Labour’s shadow chief secretary to the Treasury Pat McFadden said: “These figures lay bare the cost of the Tory mortgage penalty. Yet again the Tory government’s refusal to step up and offer proper support is forcing families into a far worse financial situation than in neighbouring countries.
He added: “The Conservative government can’t grip this problem because they are the problem. Their chaotic response to the devastating impact the Tory mortgage penalty is having shows they’re completely out of touch with the situation families are facing.”
Meanwhile, the forecasting group Oxford Economics said the UK’s house prices are set to keep falling until the second half of 2025, longer than previously expected. The economists said values would fall by 11 per cent compared to their peak in 2022.

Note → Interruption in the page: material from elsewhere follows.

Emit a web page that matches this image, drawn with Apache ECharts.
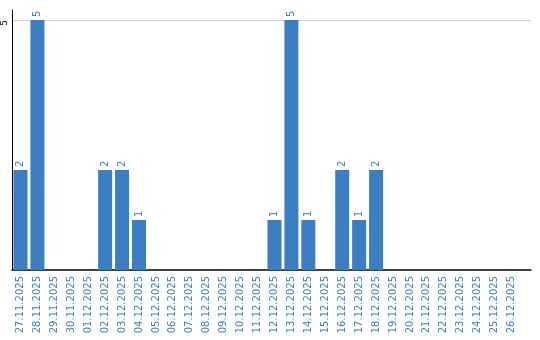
<!DOCTYPE html>
<html><head><meta charset="utf-8">
<script src="https://cdn.jsdelivr.net/npm/echarts@6/dist/echarts.min.js"></script>
<style>html,body{margin:0;padding:0;background:#fff}#c{width:540px;height:340px}</style>
</head><body><div id="c"></div>
<script>
const categories = ["27.11.2025","28.11.2025","29.11.2025","30.11.2025","01.12.2025","02.12.2025","03.12.2025","04.12.2025","05.12.2025","06.12.2025","07.12.2025","08.12.2025","09.12.2025","10.12.2025","11.12.2025","12.12.2025","13.12.2025","14.12.2025","15.12.2025","16.12.2025","17.12.2025","18.12.2025","19.12.2025","20.12.2025","21.12.2025","22.12.2025","23.12.2025","24.12.2025","25.12.2025","26.12.2025"];
const values = [2,5,0,0,0,2,2,1,0,0,0,0,0,0,0,1,5,1,0,2,1,2,0,0,0,0,0,0,0,0];
const yTicks = [5];

const blue = '#3b7dc2';
const chart = echarts.init(document.getElementById('c'));
chart.setOption({
  animation: false,
  grid: {left: 10, right: 9, top: 10, bottom: 70},
  xAxis: {
    type: 'value', min: -0.5, max: 30.15,
    axisLine: {show: true, onZero: false, lineStyle: {color: '#000', width: 1.5}},
    axisTick: {show: false},
    splitLine: {show: false},
    axisLabel: {
      customValues: categories.map((c, i) => i),
      formatter: v => categories[Math.round(v)] || '',
      rotate: 90, color: blue, fontFamily: 'DejaVu Sans', fontSize: 10, margin: 6
    }
  },
  yAxis: {
    type: 'value', min: 0, max: 5.2,
    axisLine: {show: true, onZero: false, lineStyle: {color: '#000', width: 1}},
    axisTick: {show: false},
    splitLine: {show: true, showMinLine: false, showMaxLine: false, lineStyle: {color: '#cccccc', width: 1}},
    axisLabel: {
      customValues: yTicks,
      rotate: 90, color: '#000', fontFamily: 'DejaVu Sans', fontSize: 9, margin: 3,
      padding: [0, 6, 0, 0]
    },
    interval: 5
  },
  series: [{
    type: 'bar',
    data: values.map((v, i) => [i, v]),
    barWidth: 14,
    itemStyle: {color: blue},
    label: {
      show: true, position: 'top', rotate: 90, align: 'left', verticalAlign: 'middle',
      distance: 3, color: blue, fontFamily: 'DejaVu Sans', fontSize: 10,
      formatter: p => p.value[1] ? String(p.value[1]) : ''
    }
  }]
});
</script></body></html>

The group said it would be the longest house price decline in the western world. Other countries – including the US, Germany, France and Italy are expected to see prices recover by the end of 2023 and rise in 2024.
A former Tory minister said his should be the party of homeownership which he said has “tragically” narrowed under Conservative governments.
Lord Willetts, president of the Resolution Foundation think tank, told BBC Radio 4’s Westminster Hour: “There is a group of several million people who could be seeing their mortgage costs rise by about £3,000 in a year and that is a lot for a middle-income household to bear. So it is going to be tough for them.
“Conservatives believe in the property-owning democracy. We’ve seen tragically a narrowing of homeownership over the last decades. That in turn means that if you’re trying to use interest rates, mortgage rates to drive disinflation, you’ve got a smaller group to operate on and they feel more intense pain.”
There are signs of the market calming, however. The number of residential mortgage products has risen from 4,444 on Friday to 4,483 on Monday.
The buy to let market is holding steady. The average two-year buy-to-let mortgage rate is 6.49 per cent, said Moneyfacts, the same rate as Friday.